_TASK DIRECTIONS_. Check each line below for the word "this", and copy those that have it.

___ DATA SHOWN ___

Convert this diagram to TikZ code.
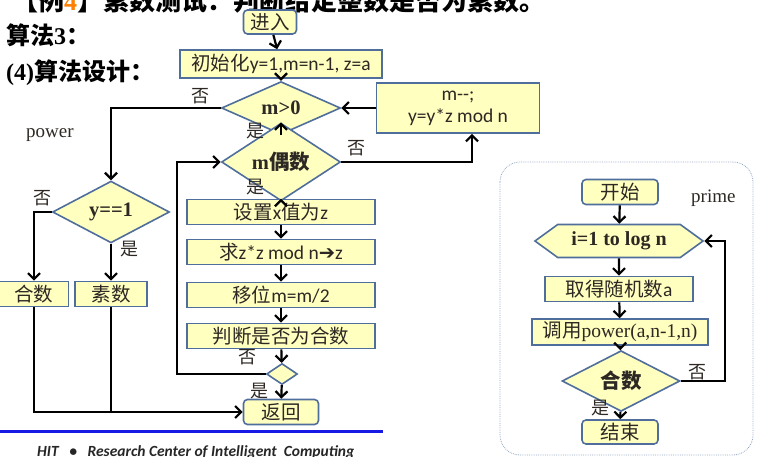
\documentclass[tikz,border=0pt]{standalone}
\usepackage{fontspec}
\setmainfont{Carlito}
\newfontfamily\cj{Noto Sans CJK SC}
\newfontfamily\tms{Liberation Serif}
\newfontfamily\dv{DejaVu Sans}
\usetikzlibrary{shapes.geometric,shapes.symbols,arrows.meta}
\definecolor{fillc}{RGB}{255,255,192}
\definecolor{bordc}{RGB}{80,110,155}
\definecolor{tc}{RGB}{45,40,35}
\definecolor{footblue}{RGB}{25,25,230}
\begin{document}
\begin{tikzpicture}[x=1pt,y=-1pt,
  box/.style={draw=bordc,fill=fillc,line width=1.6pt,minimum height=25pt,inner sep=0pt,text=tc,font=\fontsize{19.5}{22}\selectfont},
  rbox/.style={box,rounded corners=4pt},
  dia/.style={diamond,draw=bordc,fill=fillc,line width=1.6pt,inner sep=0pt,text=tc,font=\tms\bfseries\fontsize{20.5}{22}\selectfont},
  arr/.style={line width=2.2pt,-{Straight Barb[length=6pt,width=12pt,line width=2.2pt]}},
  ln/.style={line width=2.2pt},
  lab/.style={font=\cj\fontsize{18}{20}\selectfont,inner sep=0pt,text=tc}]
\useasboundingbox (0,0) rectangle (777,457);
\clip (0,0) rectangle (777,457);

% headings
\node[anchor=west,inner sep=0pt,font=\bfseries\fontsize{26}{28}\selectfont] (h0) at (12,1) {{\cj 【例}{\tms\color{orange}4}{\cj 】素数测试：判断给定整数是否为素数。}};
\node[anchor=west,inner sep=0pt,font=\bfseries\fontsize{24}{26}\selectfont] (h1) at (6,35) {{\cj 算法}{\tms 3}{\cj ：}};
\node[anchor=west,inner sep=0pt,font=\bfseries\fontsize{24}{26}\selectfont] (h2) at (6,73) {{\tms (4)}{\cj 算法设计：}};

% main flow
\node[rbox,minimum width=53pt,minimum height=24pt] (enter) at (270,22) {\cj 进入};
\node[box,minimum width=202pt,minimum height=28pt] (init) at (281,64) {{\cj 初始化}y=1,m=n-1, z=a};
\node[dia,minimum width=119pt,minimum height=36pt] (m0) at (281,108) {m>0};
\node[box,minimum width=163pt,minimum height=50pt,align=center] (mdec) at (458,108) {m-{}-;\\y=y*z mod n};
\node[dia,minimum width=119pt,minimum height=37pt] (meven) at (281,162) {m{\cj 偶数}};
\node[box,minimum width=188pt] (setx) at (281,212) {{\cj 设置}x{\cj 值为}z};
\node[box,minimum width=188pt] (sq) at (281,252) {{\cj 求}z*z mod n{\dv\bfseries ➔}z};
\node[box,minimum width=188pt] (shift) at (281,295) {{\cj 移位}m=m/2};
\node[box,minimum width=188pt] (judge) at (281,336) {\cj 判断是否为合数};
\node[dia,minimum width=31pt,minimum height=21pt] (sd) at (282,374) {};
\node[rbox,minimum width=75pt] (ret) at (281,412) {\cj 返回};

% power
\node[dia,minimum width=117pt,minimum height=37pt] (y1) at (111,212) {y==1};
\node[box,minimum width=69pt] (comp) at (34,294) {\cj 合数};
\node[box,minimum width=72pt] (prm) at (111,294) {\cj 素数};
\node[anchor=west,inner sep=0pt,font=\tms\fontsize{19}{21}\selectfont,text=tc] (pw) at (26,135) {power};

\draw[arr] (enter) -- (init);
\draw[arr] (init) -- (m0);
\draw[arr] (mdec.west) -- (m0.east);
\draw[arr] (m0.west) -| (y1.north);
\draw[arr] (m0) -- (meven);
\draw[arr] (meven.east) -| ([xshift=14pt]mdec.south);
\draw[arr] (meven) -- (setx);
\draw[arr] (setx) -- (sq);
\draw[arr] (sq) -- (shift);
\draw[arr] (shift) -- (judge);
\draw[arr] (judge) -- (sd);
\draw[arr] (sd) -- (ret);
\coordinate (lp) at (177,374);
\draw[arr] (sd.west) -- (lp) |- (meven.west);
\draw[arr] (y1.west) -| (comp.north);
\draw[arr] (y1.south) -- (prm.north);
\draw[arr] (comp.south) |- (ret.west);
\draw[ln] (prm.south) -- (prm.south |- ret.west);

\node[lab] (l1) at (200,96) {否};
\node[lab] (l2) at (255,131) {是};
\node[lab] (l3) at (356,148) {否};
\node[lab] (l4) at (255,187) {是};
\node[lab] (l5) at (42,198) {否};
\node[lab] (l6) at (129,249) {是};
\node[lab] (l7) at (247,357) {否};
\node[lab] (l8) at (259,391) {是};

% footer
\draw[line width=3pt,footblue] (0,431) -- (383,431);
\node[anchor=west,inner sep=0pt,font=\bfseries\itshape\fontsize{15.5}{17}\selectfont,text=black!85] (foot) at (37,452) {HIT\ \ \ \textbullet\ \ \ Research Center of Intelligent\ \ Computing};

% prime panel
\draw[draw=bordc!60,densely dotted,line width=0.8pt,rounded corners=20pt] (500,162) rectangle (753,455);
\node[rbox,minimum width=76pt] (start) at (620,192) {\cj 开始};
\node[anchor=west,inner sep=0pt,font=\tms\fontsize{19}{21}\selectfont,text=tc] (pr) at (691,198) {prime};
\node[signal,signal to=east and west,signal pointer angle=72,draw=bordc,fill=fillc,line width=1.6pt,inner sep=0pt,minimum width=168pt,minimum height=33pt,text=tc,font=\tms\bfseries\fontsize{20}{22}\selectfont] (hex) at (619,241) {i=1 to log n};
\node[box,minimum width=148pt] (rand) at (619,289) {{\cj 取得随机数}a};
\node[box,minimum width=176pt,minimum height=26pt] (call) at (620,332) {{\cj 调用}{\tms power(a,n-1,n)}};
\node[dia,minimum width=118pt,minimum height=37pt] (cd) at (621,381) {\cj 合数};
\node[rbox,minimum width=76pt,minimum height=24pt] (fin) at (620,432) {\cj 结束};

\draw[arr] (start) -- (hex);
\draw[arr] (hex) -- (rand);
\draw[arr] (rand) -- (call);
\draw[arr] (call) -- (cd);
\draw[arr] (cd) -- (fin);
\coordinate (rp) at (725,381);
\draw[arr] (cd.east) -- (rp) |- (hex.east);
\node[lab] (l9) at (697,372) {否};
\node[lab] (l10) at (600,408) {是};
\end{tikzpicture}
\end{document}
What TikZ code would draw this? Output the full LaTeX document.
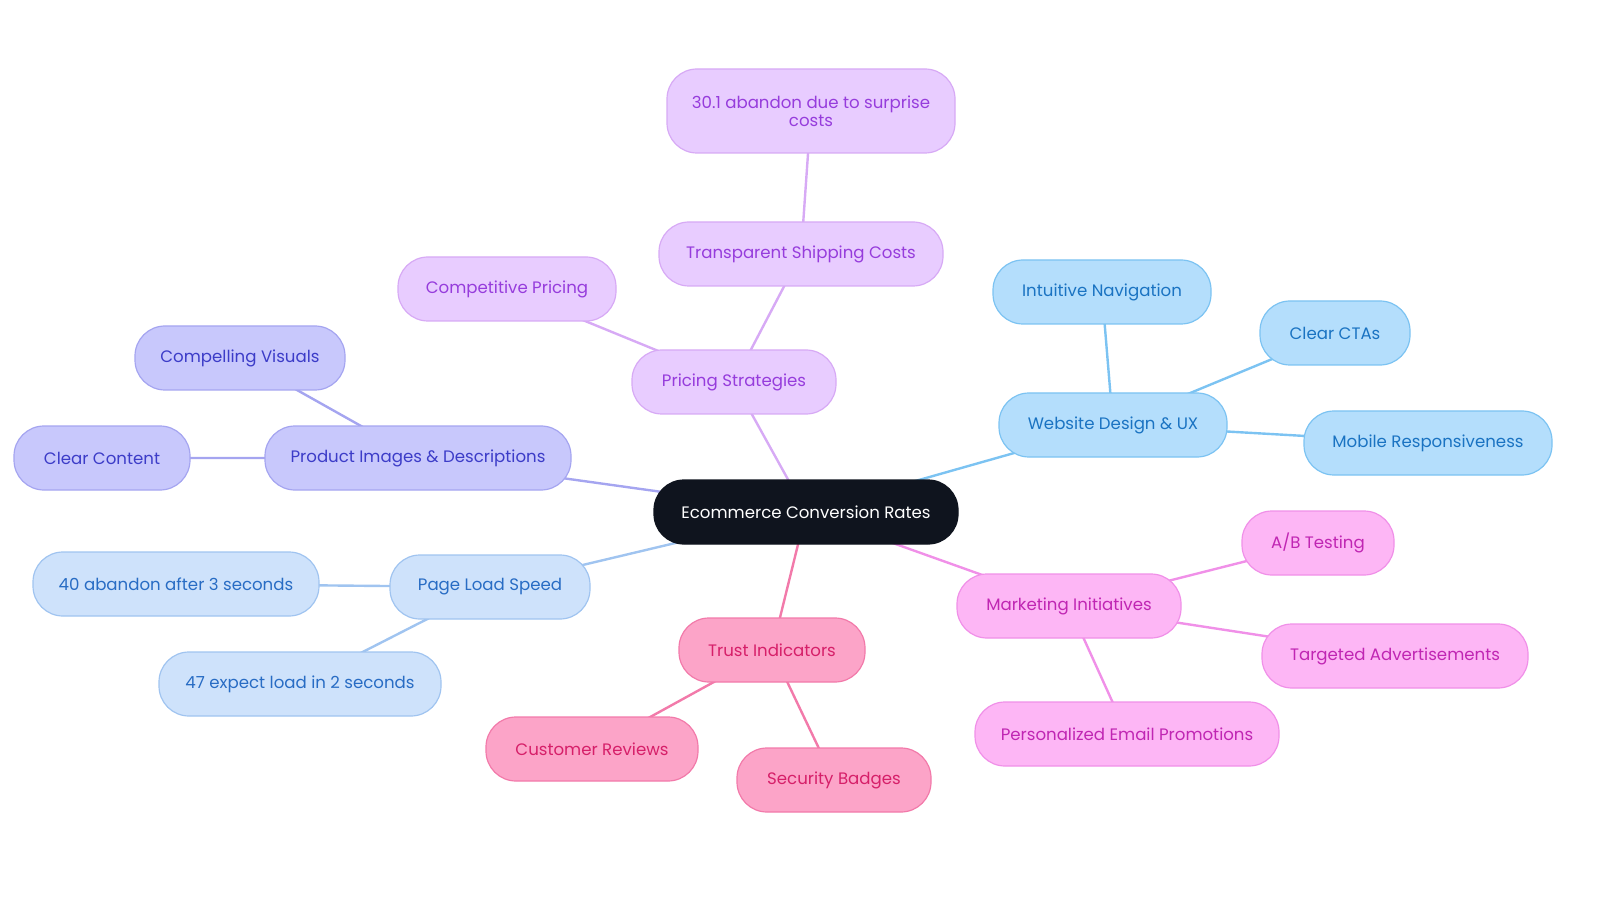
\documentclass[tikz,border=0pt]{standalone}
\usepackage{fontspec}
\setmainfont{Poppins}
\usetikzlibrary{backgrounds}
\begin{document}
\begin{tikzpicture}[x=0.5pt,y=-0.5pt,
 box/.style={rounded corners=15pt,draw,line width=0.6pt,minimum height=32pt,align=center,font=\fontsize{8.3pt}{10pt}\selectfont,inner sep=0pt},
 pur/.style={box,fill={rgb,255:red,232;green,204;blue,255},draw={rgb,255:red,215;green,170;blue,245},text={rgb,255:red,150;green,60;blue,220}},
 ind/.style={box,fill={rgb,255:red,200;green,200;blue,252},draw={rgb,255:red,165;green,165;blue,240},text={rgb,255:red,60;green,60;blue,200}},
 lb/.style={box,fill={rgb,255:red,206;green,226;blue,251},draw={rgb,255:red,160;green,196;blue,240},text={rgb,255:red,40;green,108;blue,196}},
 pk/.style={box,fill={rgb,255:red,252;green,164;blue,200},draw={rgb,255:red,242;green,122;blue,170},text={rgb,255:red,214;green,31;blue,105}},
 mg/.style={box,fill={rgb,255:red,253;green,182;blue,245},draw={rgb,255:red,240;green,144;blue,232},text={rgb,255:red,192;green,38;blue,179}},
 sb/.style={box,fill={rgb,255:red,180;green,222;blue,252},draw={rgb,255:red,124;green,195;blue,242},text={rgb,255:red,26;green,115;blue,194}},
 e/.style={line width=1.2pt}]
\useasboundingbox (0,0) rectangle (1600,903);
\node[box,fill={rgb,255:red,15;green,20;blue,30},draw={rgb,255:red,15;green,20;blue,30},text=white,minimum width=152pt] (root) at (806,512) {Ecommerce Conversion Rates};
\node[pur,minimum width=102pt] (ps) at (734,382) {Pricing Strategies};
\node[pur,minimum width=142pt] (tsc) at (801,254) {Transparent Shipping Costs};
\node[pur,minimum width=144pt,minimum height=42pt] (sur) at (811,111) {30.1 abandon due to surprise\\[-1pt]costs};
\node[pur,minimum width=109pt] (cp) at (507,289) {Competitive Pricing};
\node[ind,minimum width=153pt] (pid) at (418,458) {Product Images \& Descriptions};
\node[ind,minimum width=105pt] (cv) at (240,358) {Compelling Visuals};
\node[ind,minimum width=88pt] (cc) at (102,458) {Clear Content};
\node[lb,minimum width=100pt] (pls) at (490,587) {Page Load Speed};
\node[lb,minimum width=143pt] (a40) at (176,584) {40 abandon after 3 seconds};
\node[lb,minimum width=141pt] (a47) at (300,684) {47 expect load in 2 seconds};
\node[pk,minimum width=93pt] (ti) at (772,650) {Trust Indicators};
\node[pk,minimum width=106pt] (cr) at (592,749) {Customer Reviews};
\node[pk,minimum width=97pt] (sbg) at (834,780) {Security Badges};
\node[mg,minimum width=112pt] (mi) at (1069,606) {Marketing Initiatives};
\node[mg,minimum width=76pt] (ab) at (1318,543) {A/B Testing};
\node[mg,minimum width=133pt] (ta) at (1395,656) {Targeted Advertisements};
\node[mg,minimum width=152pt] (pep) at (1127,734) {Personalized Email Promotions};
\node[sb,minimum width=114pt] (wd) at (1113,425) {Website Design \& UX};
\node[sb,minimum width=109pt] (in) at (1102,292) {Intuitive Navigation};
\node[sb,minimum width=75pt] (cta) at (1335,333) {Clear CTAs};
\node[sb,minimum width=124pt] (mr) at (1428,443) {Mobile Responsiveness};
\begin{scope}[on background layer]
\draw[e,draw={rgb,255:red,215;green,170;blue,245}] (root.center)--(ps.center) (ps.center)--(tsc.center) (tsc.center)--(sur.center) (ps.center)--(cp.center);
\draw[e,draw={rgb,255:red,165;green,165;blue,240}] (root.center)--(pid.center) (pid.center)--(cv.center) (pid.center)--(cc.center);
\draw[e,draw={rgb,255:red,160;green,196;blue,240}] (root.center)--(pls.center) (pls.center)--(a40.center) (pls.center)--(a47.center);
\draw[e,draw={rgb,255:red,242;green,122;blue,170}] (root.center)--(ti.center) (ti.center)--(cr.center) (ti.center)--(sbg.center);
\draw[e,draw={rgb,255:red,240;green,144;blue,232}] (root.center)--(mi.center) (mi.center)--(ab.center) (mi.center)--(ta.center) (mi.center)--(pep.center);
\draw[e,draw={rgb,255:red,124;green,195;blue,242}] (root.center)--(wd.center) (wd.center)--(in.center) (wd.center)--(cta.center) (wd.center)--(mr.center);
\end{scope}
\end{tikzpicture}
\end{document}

___
___ DATA SHOWN ___

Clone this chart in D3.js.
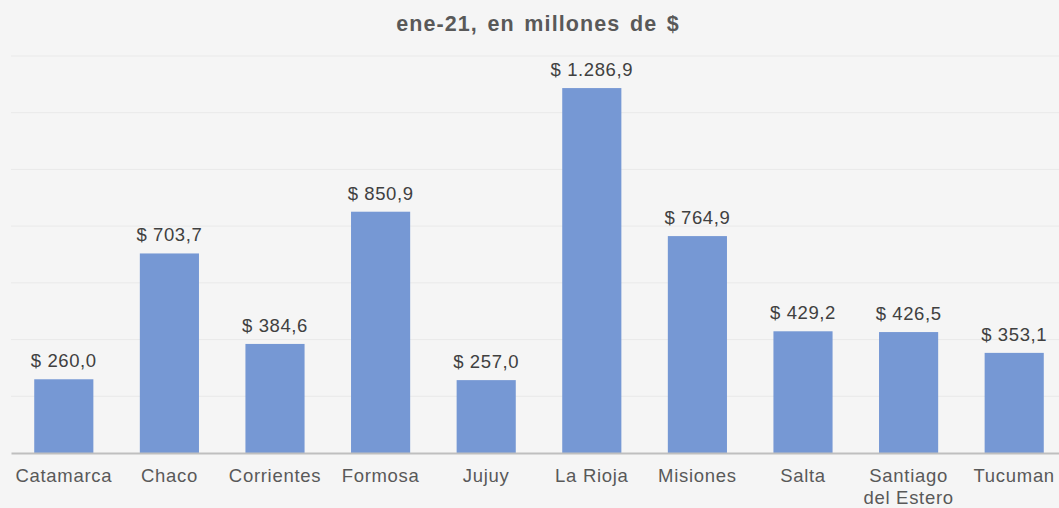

___
___ DATA SHOWN ___

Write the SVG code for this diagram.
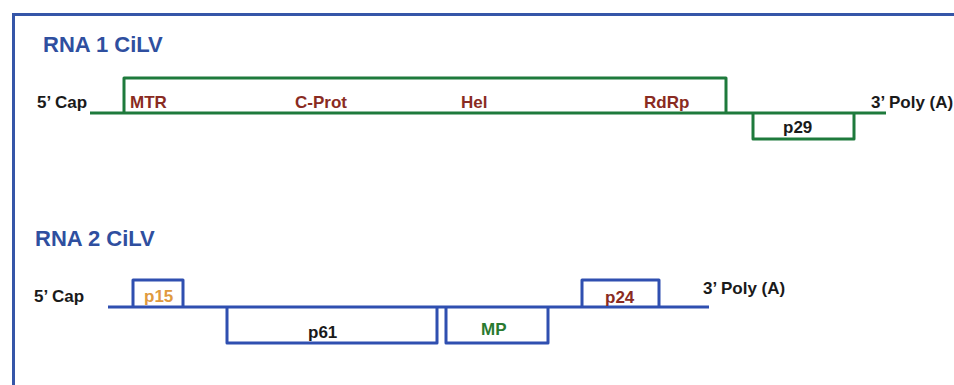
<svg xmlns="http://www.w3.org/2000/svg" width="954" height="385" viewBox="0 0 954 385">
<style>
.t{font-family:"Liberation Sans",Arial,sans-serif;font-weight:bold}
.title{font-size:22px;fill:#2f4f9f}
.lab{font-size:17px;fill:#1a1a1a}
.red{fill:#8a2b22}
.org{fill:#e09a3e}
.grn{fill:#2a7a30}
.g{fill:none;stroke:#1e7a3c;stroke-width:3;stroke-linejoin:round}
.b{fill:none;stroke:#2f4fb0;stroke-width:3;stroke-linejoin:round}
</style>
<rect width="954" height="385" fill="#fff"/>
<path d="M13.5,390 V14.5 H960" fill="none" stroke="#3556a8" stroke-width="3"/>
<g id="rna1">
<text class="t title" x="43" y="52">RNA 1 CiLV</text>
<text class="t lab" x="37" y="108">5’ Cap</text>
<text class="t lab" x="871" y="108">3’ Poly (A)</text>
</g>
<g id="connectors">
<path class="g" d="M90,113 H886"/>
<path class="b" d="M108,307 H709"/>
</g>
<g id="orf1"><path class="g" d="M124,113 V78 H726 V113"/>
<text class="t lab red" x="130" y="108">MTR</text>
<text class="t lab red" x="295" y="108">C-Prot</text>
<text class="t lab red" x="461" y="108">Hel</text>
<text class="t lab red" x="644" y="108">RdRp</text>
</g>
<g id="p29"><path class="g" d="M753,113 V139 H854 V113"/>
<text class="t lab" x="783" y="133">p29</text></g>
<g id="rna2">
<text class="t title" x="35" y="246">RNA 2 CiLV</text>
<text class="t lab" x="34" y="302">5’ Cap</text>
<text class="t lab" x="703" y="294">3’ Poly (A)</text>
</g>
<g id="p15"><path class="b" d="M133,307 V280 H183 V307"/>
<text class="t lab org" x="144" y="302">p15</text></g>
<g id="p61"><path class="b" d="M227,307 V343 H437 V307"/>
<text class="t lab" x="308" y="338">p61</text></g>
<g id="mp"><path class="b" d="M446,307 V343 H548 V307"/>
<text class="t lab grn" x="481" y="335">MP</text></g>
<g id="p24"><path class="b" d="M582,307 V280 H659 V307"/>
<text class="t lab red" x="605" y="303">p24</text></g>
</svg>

___

_ANSWER TO THE EXERCISE_.
Convert this diagram to TikZ code.
What TikZ code would draw this? Output the full LaTeX document.
Clone this chart in D3.js.
Write the SVG code for this diagram.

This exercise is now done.